1- Dava, taşıma sözleşmesinden kaynaklı tazminat istemine ilişkindir. 6502 sayılı Tüketicinin Korunması Hakkında Kanun"un 3/1-k maddesinde tüketicinin; “ticari veya mesleki olmayan amaçlarla hareket eden gerçek veya tüzel kişiyi” ifade edeceği, 3/1-l maddesinde ise tüketici işleminin; “mal veya hizmet piyasalarında kamu tüzel kişileri de dâhil olmak üzere ticari veya mesleki amaçlarla hareket eden veya onun adına ya da hesabına hareket eden gerçek veya tüzel kişiler ile tüketiciler arasında kurulan, eser, taşıma, simsarlık, sigorta, vekâlet, bankacılık ve benzeri sözleşmeler de dâhil olmak üzere her türlü sözleşme ve hukuki işlemi” ifade edeceği düzenlenmiş, aynı Kanunun 73/1 maddesinde de; tüketici işlemleri ile tüketiciye yönelik uygulamalardan doğabilecek uyuşmazlıklara ilişkin davalara bakmaya tüketici mahkemelerinin görevli olduğu hüküm altına alınmıştır.

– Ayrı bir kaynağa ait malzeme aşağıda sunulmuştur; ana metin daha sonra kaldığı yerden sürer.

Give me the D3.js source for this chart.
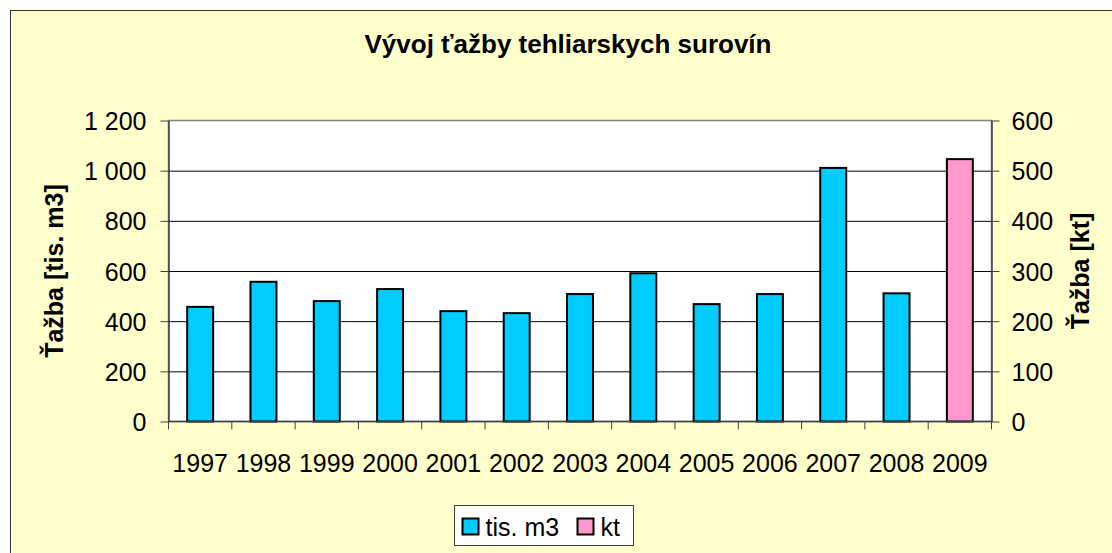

Somut olayda, davacının sanık müdafii olarak takip ettiği davanın duruşmasına katılmak için davalı şirketten bilet satın aldığı, bu itibarla davacının mesleki (vekillik) amaçlarla hareket ettiği, bu amaçla bilet satın almasının mesleki faaliyeti kapsamında olduğu açık olup, 6502 sayılı Kanun’un 2. maddesinde yer alan tüketici tanımına girmeyen işlemin de tüketici işlemi olarak kabul edilemeyeceği gözetilmeksizin yanılgılı değerlendirmeyle işin esasına girilmesi doğru görülmemiş, bozmayı gerektirmiştir.
2- Bozma sebep ve şekline göre davacı vekilinin temyiz itirazlarının incelenmesine şimdilik gerek görülmemiştir.
SONUÇ: Yukarıda (1) numaralı bentte açıklanan nedenlerle kararın re’sen BOZULMASINA, (2) numaralı bentte açıklanan nedenlerle davacı vekilinin temyiz itirazlarının incelenmesine şimdilik yer olmadığına, 22/10/2018 tarihinde oybirliğiyle karar verildi.